Work to be completed »
Single out the lines of the material that contain "React" and copy them.

Material »
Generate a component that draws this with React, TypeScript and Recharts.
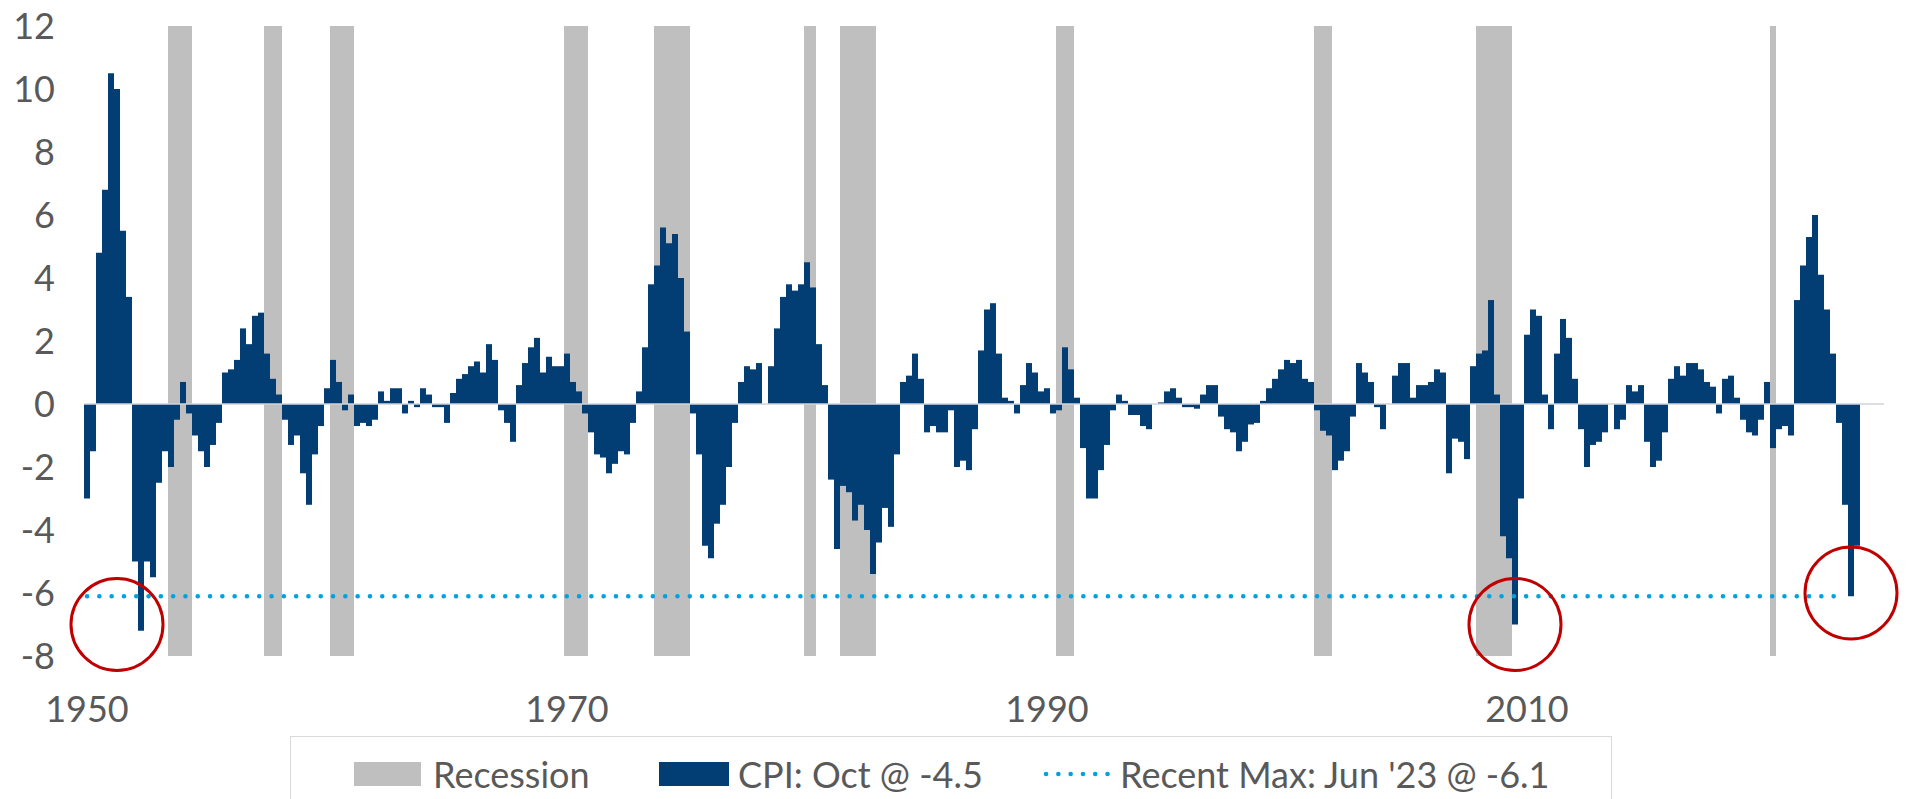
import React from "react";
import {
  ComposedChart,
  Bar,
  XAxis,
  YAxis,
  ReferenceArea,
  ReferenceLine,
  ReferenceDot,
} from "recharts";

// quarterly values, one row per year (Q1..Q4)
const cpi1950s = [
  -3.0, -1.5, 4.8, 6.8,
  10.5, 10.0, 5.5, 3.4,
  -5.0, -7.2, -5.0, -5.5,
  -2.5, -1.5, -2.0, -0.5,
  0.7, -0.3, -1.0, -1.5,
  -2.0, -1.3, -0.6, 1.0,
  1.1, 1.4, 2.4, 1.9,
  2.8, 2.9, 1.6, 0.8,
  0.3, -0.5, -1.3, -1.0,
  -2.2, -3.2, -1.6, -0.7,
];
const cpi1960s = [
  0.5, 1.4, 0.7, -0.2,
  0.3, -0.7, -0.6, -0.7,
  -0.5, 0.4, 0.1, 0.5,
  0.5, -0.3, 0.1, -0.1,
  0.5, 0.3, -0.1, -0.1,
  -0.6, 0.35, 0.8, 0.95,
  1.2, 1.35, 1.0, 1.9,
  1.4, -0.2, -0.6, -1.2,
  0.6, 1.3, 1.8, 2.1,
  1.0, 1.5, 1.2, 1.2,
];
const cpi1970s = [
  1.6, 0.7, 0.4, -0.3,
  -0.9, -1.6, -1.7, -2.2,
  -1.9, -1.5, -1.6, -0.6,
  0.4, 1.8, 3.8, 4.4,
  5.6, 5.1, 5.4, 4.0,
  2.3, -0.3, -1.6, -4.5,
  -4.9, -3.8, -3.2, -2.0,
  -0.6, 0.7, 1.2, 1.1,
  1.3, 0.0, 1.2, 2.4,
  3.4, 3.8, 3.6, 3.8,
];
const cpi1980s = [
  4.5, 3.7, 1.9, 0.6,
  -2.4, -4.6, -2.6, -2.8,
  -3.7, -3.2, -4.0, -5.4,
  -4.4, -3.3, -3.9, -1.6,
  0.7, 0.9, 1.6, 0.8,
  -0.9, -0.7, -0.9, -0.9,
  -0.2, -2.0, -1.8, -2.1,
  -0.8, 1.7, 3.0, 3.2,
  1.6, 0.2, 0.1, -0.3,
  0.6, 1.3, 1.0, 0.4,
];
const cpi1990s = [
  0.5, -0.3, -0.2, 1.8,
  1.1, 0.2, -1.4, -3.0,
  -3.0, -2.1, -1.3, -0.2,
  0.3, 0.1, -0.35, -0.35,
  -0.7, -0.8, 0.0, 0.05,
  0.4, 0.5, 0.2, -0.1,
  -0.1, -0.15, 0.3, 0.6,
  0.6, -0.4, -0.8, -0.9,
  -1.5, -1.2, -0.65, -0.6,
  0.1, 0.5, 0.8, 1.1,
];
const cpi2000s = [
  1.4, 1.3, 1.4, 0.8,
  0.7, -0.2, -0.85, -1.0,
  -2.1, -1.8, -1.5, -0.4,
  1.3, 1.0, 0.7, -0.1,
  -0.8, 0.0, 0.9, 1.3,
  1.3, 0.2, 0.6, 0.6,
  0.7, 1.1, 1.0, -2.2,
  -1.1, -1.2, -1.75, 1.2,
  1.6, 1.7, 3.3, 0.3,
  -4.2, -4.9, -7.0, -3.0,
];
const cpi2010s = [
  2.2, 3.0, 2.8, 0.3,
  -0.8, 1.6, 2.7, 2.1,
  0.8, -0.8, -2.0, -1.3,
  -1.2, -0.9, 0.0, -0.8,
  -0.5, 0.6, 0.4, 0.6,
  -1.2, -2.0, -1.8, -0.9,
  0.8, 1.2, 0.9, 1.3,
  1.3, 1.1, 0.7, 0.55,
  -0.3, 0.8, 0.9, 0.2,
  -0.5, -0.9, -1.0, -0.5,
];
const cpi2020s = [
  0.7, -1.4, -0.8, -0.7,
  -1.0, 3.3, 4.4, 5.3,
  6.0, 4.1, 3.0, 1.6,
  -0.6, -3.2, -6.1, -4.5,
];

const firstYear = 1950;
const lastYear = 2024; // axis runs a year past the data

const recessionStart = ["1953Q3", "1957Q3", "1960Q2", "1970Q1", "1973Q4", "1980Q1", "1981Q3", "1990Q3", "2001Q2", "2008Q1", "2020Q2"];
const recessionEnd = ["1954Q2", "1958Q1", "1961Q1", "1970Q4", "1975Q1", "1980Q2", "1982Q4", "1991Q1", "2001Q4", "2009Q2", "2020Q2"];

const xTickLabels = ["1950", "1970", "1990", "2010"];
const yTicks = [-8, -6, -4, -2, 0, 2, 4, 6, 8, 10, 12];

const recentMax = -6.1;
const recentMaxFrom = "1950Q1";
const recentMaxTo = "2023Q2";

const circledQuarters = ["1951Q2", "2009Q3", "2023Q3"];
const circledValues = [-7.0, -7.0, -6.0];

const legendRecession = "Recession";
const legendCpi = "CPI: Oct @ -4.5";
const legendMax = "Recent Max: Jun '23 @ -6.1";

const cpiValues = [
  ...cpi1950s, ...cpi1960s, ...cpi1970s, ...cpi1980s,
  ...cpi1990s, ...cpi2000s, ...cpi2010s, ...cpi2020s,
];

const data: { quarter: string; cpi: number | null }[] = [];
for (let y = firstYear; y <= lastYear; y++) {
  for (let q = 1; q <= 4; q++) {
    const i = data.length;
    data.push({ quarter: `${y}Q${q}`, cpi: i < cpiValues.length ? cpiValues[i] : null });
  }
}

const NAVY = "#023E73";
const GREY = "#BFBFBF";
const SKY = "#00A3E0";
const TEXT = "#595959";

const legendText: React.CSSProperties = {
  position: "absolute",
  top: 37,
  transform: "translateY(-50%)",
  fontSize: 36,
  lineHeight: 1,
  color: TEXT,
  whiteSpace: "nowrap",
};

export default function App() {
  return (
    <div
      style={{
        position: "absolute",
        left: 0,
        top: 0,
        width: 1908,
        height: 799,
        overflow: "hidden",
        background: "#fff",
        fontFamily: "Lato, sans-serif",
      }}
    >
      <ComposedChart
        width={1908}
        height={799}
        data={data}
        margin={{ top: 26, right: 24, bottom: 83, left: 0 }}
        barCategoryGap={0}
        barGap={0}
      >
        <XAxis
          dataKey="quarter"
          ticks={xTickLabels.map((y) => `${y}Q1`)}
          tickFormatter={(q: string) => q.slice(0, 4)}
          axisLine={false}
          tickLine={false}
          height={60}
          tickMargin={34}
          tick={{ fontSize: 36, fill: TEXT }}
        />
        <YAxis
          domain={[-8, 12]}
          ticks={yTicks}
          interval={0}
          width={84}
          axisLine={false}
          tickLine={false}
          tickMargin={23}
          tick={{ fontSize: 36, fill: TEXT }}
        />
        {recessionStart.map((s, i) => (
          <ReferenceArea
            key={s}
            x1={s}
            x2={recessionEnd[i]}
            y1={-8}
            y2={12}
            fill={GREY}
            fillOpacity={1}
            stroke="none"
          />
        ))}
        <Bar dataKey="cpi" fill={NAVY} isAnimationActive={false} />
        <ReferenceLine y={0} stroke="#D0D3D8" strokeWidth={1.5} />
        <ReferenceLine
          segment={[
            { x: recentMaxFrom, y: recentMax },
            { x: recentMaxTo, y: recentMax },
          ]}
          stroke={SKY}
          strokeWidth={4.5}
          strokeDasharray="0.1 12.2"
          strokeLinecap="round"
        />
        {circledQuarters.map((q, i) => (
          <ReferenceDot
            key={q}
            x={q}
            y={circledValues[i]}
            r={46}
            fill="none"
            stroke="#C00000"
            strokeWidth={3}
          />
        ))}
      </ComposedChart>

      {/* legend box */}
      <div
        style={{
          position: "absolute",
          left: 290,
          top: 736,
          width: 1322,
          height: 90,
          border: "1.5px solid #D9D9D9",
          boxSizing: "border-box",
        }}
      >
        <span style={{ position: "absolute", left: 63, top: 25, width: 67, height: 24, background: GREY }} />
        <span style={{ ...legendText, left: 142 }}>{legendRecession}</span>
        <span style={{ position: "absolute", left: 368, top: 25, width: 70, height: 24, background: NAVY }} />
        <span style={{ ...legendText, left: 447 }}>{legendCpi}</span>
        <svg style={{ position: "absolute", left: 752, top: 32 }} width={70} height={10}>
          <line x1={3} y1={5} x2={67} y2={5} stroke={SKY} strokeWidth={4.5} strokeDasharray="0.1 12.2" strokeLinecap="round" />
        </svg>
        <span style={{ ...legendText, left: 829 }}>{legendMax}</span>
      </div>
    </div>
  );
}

Answer below »
Generate a component that draws this with React, TypeScript and Recharts.
import React from "react";
const legendText: React.CSSProperties = {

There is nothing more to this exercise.